Tsung-Yi Ho received his Ph.D. in Electrical Engineering from National Taiwan University in 2005. He is a Professor with the Department of Computer Science of National Tsing Hua University, Hsinchu, Taiwan. His research interests include design automation and test for microfluidic biochips and nanometer integrated circuits. He has presented 10 tutorials and contributed 11 special sessions in ACM/IEEE conferences, all in design automation for microfluidic biochips. He has been the recipient of the Invitational Fellowship of the Japan Society for the Promotion of Science (JSPS), the Humboldt Research Fellowship by the Alexander von Humboldt Foundation, and the Hans Fischer Fellow by the Institute of Advanced Study of the Technical University of Munich.

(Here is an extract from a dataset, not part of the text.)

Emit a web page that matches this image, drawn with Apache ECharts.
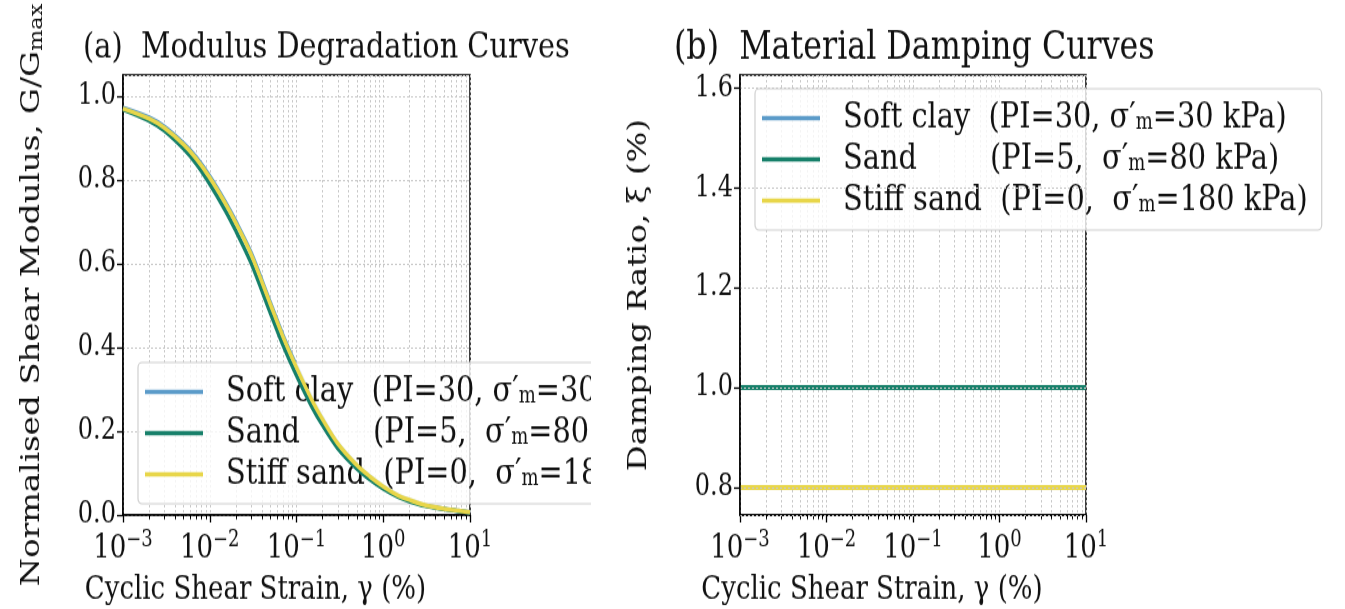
<!DOCTYPE html>
<html>
<head>
<meta charset="utf-8">
<script src="https://cdn.jsdelivr.net/npm/echarts@6/dist/echarts.min.js"></script>
<style>
    html, body { margin: 0; padding: 0; background: #fff; }
    #wrap { width: 1345px; height: 609px; overflow: hidden; position: relative; }
    /* the reference picture is stretched vertically, so the chart is drawn flatter and scaled */
    #main { position: absolute; left: 0; top: 0; width: 1345px; height: 487px; transform: scale(1, 1.25); transform-origin: 0 0; }
</style>
</head>
<body>
<div id="wrap"><div id="main"></div></div>
<script>
'use strict';

// cyclic shear strain, %
const strain = [0.001, 0.002, 0.003, 0.005, 0.007, 0.01, 0.015, 0.02, 0.03, 0.05, 0.07, 0.1,
    0.15, 0.2, 0.3, 0.5, 0.7, 1, 1.5, 2, 3, 5, 7, 10];

// G/Gmax
const softClayG = [0.972, 0.949, 0.927, 0.887, 0.854, 0.809, 0.749, 0.701, 0.626, 0.507, 0.429, 0.356,
    0.279, 0.231, 0.172, 0.120, 0.093, 0.069, 0.047, 0.037, 0.024, 0.015, 0.011, 0.007];
const sandG = [0.968, 0.941, 0.917, 0.874, 0.838, 0.790, 0.728, 0.678, 0.601, 0.482, 0.405, 0.333,
    0.259, 0.214, 0.159, 0.110, 0.085, 0.063, 0.043, 0.033, 0.022, 0.014, 0.010, 0.006];
const stiffSandG = [0.970, 0.946, 0.924, 0.884, 0.850, 0.805, 0.745, 0.697, 0.622, 0.503, 0.425, 0.352,
    0.275, 0.228, 0.170, 0.118, 0.092, 0.068, 0.046, 0.036, 0.024, 0.015, 0.011, 0.007];

// damping ratio, % (panel b)
const softClayD = [1.0, 1.0, 1.0, 1.0, 1.0, 1.0, 1.0, 1.0, 1.0, 1.0, 1.0, 1.0,
    1.0, 1.0, 1.0, 1.0, 1.0, 1.0, 1.0, 1.0, 1.0, 1.0, 1.0, 1.0];
const sandD = [1.0, 1.0, 1.0, 1.0, 1.0, 1.0, 1.0, 1.0, 1.0, 1.0, 1.0, 1.0,
    1.0, 1.0, 1.0, 1.0, 1.0, 1.0, 1.0, 1.0, 1.0, 1.0, 1.0, 1.0];
const stiffSandD = [0.8, 0.8, 0.8, 0.8, 0.8, 0.8, 0.8, 0.8, 0.8, 0.8, 0.8, 0.8,
    0.8, 0.8, 0.8, 0.8, 0.8, 0.8, 0.8, 0.8, 0.8, 0.8, 0.8, 0.8];

const seriesNames = ['Soft clay', 'Sand', 'Stiff sand'];
const legendNames = ['Soft clay  ', 'Sand        ', 'Stiff sand  '];
const legendPI = ['(PI=30, ', '(PI=5,  ', '(PI=0,  '];
const legendSigma = ['=30 kPa)', '=80 kPa)', '=180 kPa)'];
const colors = ['#5b9bc9', '#17806a', '#e8d64a'];

const majorTicks = [0.001, 0.01, 0.1, 1, 10];
const minorTicks = [];
for (let k = -3; k < 1; k++) {
    for (let m = 2; m < 10; m++) {
        minorTicks.push(+(m * Math.pow(10, k)).toPrecision(3));
    }
}

const FONT = 'DejaVu Serif';
const gridLine = { show: true, lineStyle: { color: '#c8c8c8', type: [2, 2], width: 1 } };

const supLabel = (v) => {
    const e = Math.round(Math.log10(v));
    return '{b|10}{s|' + String(e).replace('-', '\u2212') + '}';
};

const legendText = (name) => {
    const i = seriesNames.indexOf(name);
    return '{t|' + legendNames[i] + legendPI[i] + '\u03c3\u2032}{m|m}{t|' + legendSigma[i] + '}';
};

const makeX = (gridIndex) => ({
    type: 'log',
    gridIndex: gridIndex,
    min: 0.001,
    max: 10,
    logBase: 10,
    name: 'Cyclic Shear Strain, \u03b3 (%)',
    nameLocation: 'middle',
    nameGap: 47,
    nameTextStyle: { fontFamily: FONT, fontSize: 26, color: '#111', padding: [0, 82, 0, 0] },
    axisLine: { show: true, onZero: false, lineStyle: { color: '#000', width: 1.5 } },
    axisTick: { show: true, length: 6, lineStyle: { color: '#000', width: 1.3 }, customValues: majorTicks },
    axisLabel: {
        margin: 11,
        customValues: majorTicks,
        formatter: supLabel,
        rich: {
            b: { fontFamily: FONT, fontSize: 26, color: '#111' },
            s: { fontFamily: FONT, fontSize: 18, color: '#111', padding: [0, 0, 14, 0] }
        }
    },
    splitLine: gridLine
});

const makeMinorX = (gridIndex) => ({
    type: 'log',
    gridIndex: gridIndex,
    min: 0.001,
    max: 10,
    logBase: 10,
    position: 'bottom',
    axisLine: { show: false },
    axisTick: { show: true, length: 3.5, lineStyle: { color: '#000', width: 1 }, customValues: minorTicks },
    axisLabel: { show: false },
    splitLine: gridLine
});

const makeY = (gridIndex, opt, showMin) => Object.assign({
    type: 'value',
    gridIndex: gridIndex,
    nameLocation: 'middle',
    nameRotate: 90,
    nameGap: 76,
    axisLine: { show: true, lineStyle: { color: '#000', width: 1.5 } },
    axisTick: { show: true, length: 6, lineStyle: { color: '#000', width: 1.3 } },
    axisLabel: {
        margin: 7,
        fontFamily: FONT, fontSize: 24, color: '#111',
        showMinLabel: showMin, showMaxLabel: false,
        formatter: (v) => v.toFixed(1)
    },
    splitLine: gridLine
}, opt);

const makeLegend = (pos) => Object.assign({
    data: seriesNames,
    orient: 'vertical',
    icon: 'rect',
    itemWidth: 58,
    itemHeight: 3.5,
    itemGap: 4,
    padding: [9, 14, 9, 7],
    backgroundColor: 'rgba(255,255,255,0.8)',
    borderColor: '#d0d0d0',
    borderWidth: 1.2,
    borderRadius: 4,
    formatter: legendText,
    textStyle: {
        padding: [0, 0, 0, 18],
        rich: {
            t: { fontFamily: FONT, fontSize: 28.8, color: '#111', lineHeight: 29 },
            m: { fontFamily: FONT, fontSize: 18, color: '#111', lineHeight: 29, padding: [8, 0, 0, 0] }
        }
    }
}, pos);

const makeLine = (i, data, xi, yi, w) => ({
    name: seriesNames[i],
    type: 'line',
    xAxisIndex: xi,
    yAxisIndex: yi,
    data: strain.map((s, k) => [s, data[k]]),
    smooth: 0.3,
    showSymbol: false,
    symbol: 'none',
    lineStyle: { color: colors[i], width: w },
    itemStyle: { color: colors[i] },
    z: 3 + i
});

const chart = echarts.init(document.getElementById('main'));

const option = {
    animation: false,
    backgroundColor: '#fff',
    title: [{
        text: '(a)  Modulus Degradation Curves',
        left: 78,
        top: 19,
        textStyle: { fontFamily: FONT, fontSize: 28.8, fontWeight: 'normal', color: '#111' }
    }, {
        text: '(b)  Material Damping Curves',
        left: 669,
        top: 18,
        textStyle: { fontFamily: FONT, fontSize: 31.7, fontWeight: 'normal', color: '#111' }
    }],
    grid: [
        { left: 123, top: 60, width: 347, height: 352, outerBoundsMode: 'none', show: true, borderColor: '#000', borderWidth: 1.5 },
        { left: 740, top: 60, width: 346, height: 352, outerBoundsMode: 'none', show: true, borderColor: '#000', borderWidth: 1.5 }
    ],
    xAxis: [makeX(0), makeMinorX(0), makeX(1), makeMinorX(1)],
    yAxis: [
        makeY(0, {
            min: 0, max: 1.05, interval: 0.2,
            name: '{a|Normalised Shear Modulus, G/G}{b|max}',
            nameTextStyle: {
                rich: {
                    a: { fontFamily: FONT, fontSize: 26, color: '#111', lineHeight: 30 },
                    b: { fontFamily: FONT, fontSize: 18, color: '#111', lineHeight: 30, padding: [10, 0, 0, 0] }
                }
            }
        }, true),
        makeY(1, {
            min: 0.745, max: 1.626,
            z: 10,
            nameGap: 88,
            name: 'Damping Ratio, \u03be (%)',
            nameTextStyle: { fontFamily: FONT, fontSize: 26, color: '#111' }
        }, false)
    ],
    legend: [
        makeLegend({ left: 138, top: 290 }),
        makeLegend({ left: 755, top: 71 })
    ],
    graphic: [{
        // panel (a) legend runs off the edge of its subplot area
        type: 'rect',
        left: 591,
        top: 282,
        shape: { width: 140, height: 126 },
        style: { fill: '#fff' },
        z: 6
    }],
    series: [
        makeLine(0, softClayG, 0, 0, 3.5),
        makeLine(1, sandG, 0, 0, 3.5),
        makeLine(2, stiffSandG, 0, 0, 3.5),
        makeLine(0, softClayD, 2, 1, 4),
        makeLine(1, sandD, 2, 1, 4),
        makeLine(2, stiffSandD, 2, 1, 4)
    ]
};

chart.setOption(option);
</script>
</body>
</html>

He was a recipient of the Best Paper Awards at the VLSI Test Symposium (VTS) in 2013 and IEEE Transactions on Computer-Aided Design of Integrated Circuits and Systems in 2015. He served as a Distinguished Visitor of the IEEE Computer Society for 2013-2015, the Chair of the IEEE Computer Society Tainan Chapter for 2013-2015, and the Chair of the ACM SIGDA Taiwan Chapter for 2014-2015. Currently he serves as an ACM Distinguished Speaker, a Distinguished Lecturer of the IEEE Circuits and Systems Society, and Associate Editor of the ACM Journal on Emerging Technologies in Computing Systems, ACM Transactions on Design Automation of Electronic Systems, IEEE Transactions on Computer-Aided Design of Integrated Circuits and Systems, and IEEE Transactions on Very Large Scale Integration Systems, Guest Editor of IEEE Design & Test of Computers, and the Technical Program Committees of major conferences, including DAC, ICCAD, DATE, ASP-DAC, ISPD, ICCD, etc.